7. The Cost Was Hard to Defend Once the Day Went Sideways

Even before buying a stroller, carrier, or diaper bag, the day had a real price attached. The published 2026 rates were $18 for general admission, $10 for children aged 5 to 11, and free for infants. Parking at Enercare Centre was listed at $18 per day, with underground rates rising on peak usage days. For a couple attending with one child over age five, that could mean $46 before food or shopping even enters the picture.

That is not outrageous for a major Toronto event when the experience delivers. It feels much worse when long waits eat the day. A fair test for any paid event is whether the first hour feels like progress. Here, many people appear to have spent that time sitting in traffic or inching through lines. Once that happens, even a reasonable ticket price starts to feel inflated.

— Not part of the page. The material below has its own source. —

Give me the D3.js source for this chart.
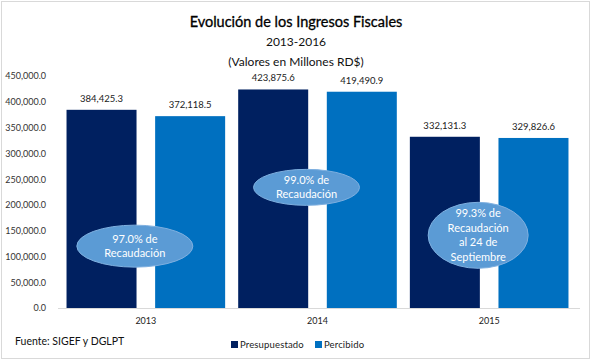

The cost problem was not just the dollar amount. It was paying for access and then struggling to access anything.

8. The “Free Stuff” Economy Looked Worse Up Close

Baby shows often sell themselves partly on giveaways, samples, and show-only perks, and this one leaned into that idea. The organizer’s site highlights grab bags, sampling products, free sleep consultations, and complimentary massage experiences. That creates a strong sense that the outing can partly pay for itself in freebies, coupons, and useful trial products. It is a powerful draw, especially for first-time parents staring down a long shopping list.

The problem is that freebies stop feeling free when they require more waiting. Earlier attendee discussions about the Toronto Baby Show described giveaway lines wrapping around walls and aisles, with some visitors concluding the hassle was not worth the drive, parking, and time. That pattern matters because it suggests the issue did not begin on April 11, 2026. If the show’s value pitch depends partly on samples and swag, then giveaway access is not a side issue. It is core to whether the event feels rewarding or wasteful.

9. The Refund Policy Made the Whole Experience Feel Colder

A bad event day is frustrating. A bad event day with a rigid ticket policy feels insulting. The official Baby Show policy says tickets are non-refundable and non-transferable, and that tickets unused because of weather conditions, TTC or GO closures, or traffic delays cannot be refunded or exchanged for a future event. That language may be standard legal protection, but on a day defined by access problems, it lands badly.

Same-day Reddit comments suggested staff were circulating an email address for complaints or refund requests after conditions worsened. That may have offered some people a path to appeal, but it does not erase how the written policy reads to visitors in the moment. When families are stuck in traffic, then stuck in line, then hearing that delays were effectively their problem, the event stops feeling supportive. It starts feeling transactional. For a parenting expo, that is an especially damaging tone.

10. It Failed the Basic Test of What a Family Event Should Feel Like

Ontario still records a very large number of births each year, with BORN Ontario reporting 144,063 births in 2023/24. That makes events for new and expectant parents more than a niche pastime; they are part of a real family market with real demand. The Baby Show clearly understands that demand. The branding, the expert programming, and the huge exhibitor count all point to an event with genuine appeal and potentially real value.

That is exactly why April 11 looked so disappointing. Terrible events are not always terrible because the concept is weak. Often they are terrible because the concept is strong enough to attract a crowd, but the logistics fail under that success. A baby expo does not need to feel luxurious. It just needs to feel manageable, humane, and worth the effort. Based on the official setup, the same-day attendee accounts, and the visible pressure on the site and surrounding area, this one seems to have missed that basic standard.